--- Begin ---
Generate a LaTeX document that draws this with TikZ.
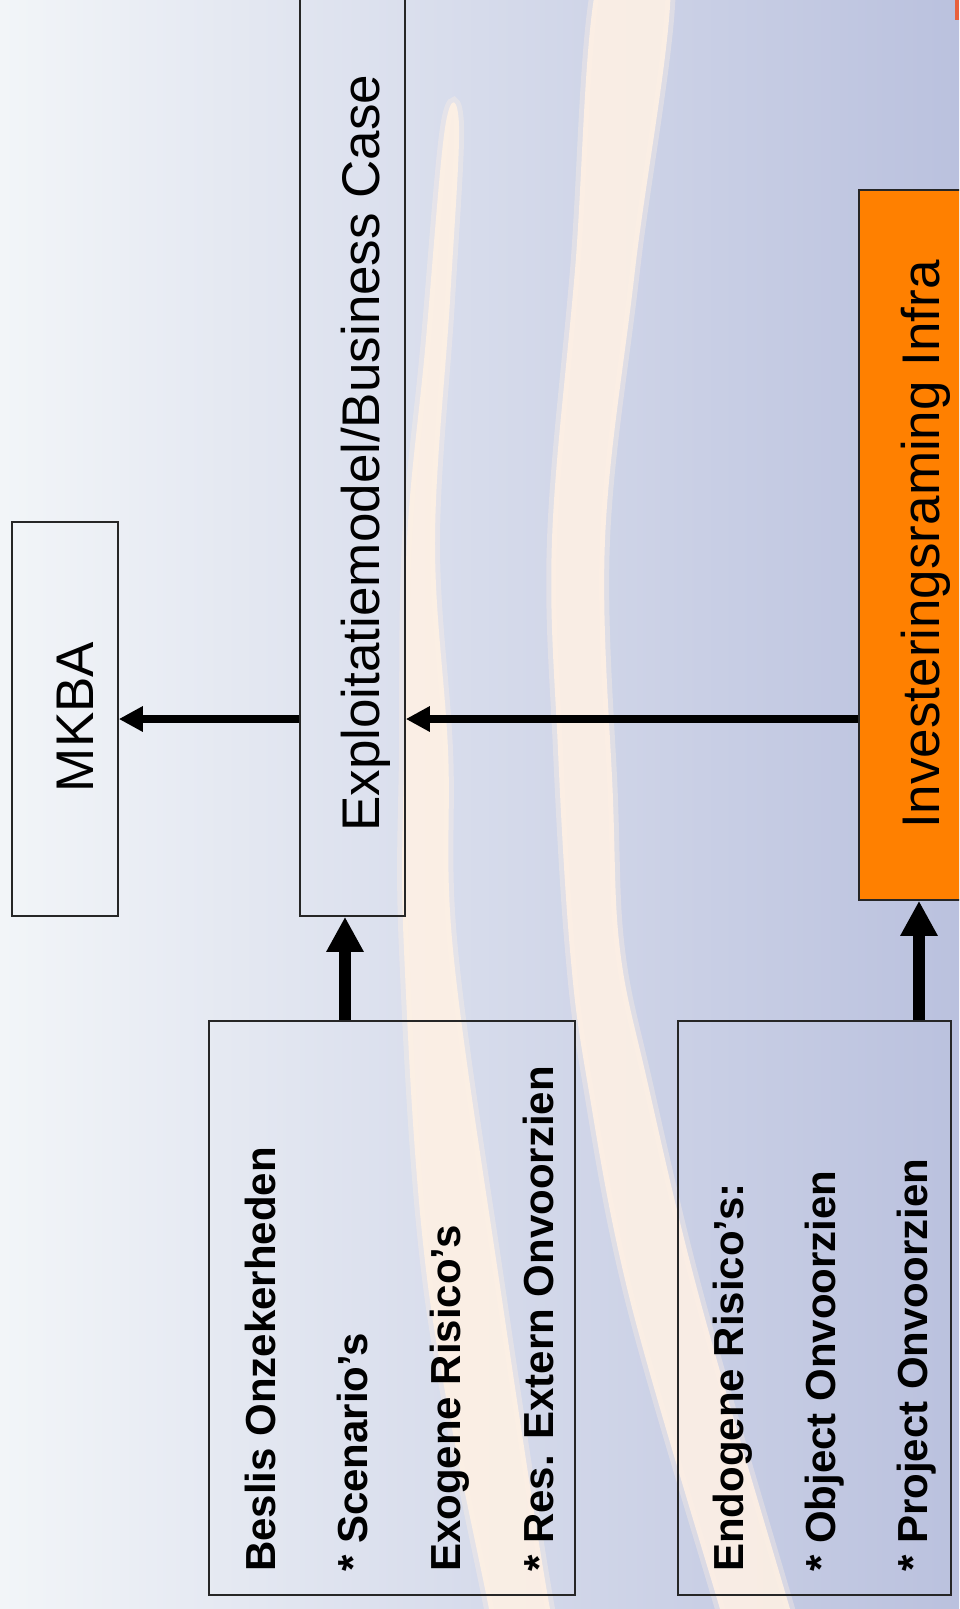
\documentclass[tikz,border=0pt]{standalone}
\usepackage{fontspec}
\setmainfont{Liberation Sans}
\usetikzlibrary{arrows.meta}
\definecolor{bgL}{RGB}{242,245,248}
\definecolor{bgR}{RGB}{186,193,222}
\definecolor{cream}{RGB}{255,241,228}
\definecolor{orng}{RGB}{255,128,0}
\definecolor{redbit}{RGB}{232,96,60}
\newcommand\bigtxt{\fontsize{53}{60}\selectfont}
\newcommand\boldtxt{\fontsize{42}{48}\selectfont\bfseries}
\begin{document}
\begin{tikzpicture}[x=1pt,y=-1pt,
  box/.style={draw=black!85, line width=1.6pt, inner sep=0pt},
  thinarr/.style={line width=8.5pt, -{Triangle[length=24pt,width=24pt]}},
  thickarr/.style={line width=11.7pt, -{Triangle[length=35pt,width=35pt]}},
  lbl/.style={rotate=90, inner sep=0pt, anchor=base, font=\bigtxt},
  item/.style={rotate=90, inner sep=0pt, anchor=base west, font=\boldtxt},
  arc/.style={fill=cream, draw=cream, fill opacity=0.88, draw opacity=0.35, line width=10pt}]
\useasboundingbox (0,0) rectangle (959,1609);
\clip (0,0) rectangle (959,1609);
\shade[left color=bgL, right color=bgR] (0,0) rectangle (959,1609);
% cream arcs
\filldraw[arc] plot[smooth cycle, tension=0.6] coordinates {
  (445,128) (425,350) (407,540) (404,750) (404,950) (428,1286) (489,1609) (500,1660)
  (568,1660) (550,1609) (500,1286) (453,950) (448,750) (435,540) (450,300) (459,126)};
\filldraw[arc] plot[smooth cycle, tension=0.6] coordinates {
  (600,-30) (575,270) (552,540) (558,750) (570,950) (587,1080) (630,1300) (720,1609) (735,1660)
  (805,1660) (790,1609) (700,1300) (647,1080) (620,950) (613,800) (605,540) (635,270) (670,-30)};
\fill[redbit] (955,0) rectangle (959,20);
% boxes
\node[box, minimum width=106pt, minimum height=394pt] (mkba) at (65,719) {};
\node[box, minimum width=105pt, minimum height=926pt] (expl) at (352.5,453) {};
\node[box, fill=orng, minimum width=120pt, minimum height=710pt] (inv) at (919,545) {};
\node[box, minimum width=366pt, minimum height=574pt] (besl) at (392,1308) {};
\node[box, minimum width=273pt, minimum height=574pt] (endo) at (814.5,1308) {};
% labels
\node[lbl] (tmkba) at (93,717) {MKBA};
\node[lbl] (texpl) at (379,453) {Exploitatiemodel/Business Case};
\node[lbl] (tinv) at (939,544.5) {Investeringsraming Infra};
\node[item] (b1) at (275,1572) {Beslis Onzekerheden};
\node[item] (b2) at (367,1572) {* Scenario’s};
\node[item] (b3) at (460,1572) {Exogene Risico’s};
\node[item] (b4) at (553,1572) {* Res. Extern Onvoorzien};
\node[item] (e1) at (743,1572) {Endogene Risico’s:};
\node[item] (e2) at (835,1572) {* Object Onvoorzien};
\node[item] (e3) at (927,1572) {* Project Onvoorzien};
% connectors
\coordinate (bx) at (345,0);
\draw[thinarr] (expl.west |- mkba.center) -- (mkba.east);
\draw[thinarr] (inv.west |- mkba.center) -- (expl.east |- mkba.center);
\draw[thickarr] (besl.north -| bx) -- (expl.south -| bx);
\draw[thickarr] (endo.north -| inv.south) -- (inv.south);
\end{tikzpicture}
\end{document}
--- End ---
--- Begin ---
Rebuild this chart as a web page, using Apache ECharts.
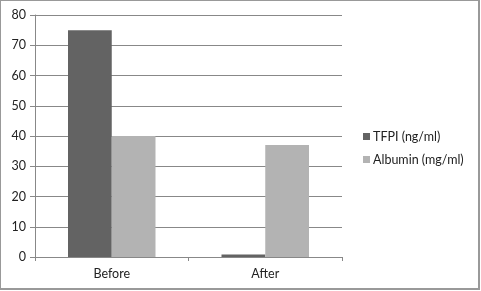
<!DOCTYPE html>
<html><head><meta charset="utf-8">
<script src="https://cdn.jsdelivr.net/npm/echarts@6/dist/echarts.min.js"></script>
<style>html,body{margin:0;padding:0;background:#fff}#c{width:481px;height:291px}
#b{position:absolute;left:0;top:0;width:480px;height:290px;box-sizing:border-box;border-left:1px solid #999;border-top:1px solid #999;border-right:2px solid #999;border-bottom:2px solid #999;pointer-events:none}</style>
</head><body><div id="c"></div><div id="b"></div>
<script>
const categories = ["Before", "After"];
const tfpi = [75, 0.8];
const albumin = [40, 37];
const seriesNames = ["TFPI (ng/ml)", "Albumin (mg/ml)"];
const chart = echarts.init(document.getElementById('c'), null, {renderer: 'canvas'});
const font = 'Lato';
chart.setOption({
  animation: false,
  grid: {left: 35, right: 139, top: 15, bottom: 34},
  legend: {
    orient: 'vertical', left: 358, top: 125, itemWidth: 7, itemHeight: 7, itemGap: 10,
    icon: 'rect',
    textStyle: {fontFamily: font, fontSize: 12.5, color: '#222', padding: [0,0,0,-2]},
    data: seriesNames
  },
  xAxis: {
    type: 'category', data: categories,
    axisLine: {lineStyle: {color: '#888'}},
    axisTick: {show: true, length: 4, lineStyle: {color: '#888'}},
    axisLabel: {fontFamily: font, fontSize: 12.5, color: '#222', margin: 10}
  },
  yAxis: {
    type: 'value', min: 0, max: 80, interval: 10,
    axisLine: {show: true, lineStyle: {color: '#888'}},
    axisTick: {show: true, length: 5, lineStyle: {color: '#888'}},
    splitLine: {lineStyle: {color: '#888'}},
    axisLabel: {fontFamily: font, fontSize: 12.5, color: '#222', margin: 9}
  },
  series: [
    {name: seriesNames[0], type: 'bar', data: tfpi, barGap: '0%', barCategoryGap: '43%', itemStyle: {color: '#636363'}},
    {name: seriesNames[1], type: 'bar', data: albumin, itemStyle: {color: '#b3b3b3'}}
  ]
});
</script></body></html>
--- End ---
--- Begin ---
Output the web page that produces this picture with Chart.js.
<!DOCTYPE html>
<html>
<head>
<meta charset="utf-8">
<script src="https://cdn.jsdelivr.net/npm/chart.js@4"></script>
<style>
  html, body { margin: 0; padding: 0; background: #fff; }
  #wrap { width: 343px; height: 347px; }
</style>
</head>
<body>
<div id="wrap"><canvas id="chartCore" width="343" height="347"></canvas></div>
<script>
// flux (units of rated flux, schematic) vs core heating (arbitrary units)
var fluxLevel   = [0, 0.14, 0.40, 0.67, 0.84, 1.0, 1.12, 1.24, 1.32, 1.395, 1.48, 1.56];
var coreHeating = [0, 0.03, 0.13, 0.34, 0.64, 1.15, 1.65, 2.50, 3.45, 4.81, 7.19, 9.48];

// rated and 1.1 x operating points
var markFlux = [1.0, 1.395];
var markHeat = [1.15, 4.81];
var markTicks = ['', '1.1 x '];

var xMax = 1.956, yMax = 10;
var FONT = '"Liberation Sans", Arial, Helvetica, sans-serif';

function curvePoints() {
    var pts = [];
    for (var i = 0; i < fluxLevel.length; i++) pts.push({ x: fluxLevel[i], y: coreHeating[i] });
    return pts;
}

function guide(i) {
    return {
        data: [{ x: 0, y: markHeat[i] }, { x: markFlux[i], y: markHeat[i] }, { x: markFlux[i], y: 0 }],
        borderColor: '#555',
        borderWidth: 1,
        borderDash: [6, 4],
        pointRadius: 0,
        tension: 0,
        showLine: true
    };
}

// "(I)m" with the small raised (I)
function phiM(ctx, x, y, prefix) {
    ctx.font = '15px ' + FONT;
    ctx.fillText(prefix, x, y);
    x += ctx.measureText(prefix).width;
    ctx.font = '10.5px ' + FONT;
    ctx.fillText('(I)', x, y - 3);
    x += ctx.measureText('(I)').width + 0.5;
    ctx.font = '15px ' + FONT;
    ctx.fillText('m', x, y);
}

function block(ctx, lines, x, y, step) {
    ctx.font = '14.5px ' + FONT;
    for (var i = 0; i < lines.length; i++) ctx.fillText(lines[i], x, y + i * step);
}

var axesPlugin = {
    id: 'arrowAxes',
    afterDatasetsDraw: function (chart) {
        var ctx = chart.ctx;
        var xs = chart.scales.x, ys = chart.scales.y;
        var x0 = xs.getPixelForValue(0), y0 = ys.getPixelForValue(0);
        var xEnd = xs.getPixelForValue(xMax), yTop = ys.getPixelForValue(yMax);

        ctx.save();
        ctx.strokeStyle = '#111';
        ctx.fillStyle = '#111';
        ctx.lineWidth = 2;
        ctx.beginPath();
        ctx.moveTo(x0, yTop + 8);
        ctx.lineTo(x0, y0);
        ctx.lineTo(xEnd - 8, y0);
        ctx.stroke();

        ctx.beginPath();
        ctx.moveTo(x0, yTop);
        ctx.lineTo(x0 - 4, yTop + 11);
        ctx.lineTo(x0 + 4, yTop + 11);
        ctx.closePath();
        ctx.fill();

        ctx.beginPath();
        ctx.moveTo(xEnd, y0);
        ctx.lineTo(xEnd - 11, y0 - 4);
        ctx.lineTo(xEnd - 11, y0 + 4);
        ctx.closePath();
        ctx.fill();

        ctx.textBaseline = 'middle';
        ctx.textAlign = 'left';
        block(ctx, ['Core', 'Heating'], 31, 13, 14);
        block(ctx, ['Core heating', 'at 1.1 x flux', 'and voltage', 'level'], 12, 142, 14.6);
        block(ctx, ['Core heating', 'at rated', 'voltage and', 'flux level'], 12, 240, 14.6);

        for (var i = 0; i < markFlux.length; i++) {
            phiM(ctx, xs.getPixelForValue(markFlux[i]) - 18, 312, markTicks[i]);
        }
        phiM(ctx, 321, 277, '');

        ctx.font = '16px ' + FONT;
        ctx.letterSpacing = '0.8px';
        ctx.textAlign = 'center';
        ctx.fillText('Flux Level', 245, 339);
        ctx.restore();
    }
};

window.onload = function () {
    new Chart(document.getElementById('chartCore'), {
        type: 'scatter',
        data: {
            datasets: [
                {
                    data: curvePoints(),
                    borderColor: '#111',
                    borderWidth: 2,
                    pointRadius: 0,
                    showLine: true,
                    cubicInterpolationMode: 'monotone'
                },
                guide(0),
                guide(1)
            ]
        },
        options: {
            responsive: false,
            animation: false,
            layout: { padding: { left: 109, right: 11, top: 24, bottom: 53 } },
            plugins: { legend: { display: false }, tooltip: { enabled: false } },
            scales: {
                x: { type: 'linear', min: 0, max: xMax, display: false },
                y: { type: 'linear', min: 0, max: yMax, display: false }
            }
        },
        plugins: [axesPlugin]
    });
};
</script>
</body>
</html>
--- End ---
• TASK INSTRUCTIONS: Where a line contains the string "page", extract that line.

• CORRECT ANSWER:
Rebuild this chart as a web page, using Apache ECharts.
Output the web page that produces this picture with Chart.js.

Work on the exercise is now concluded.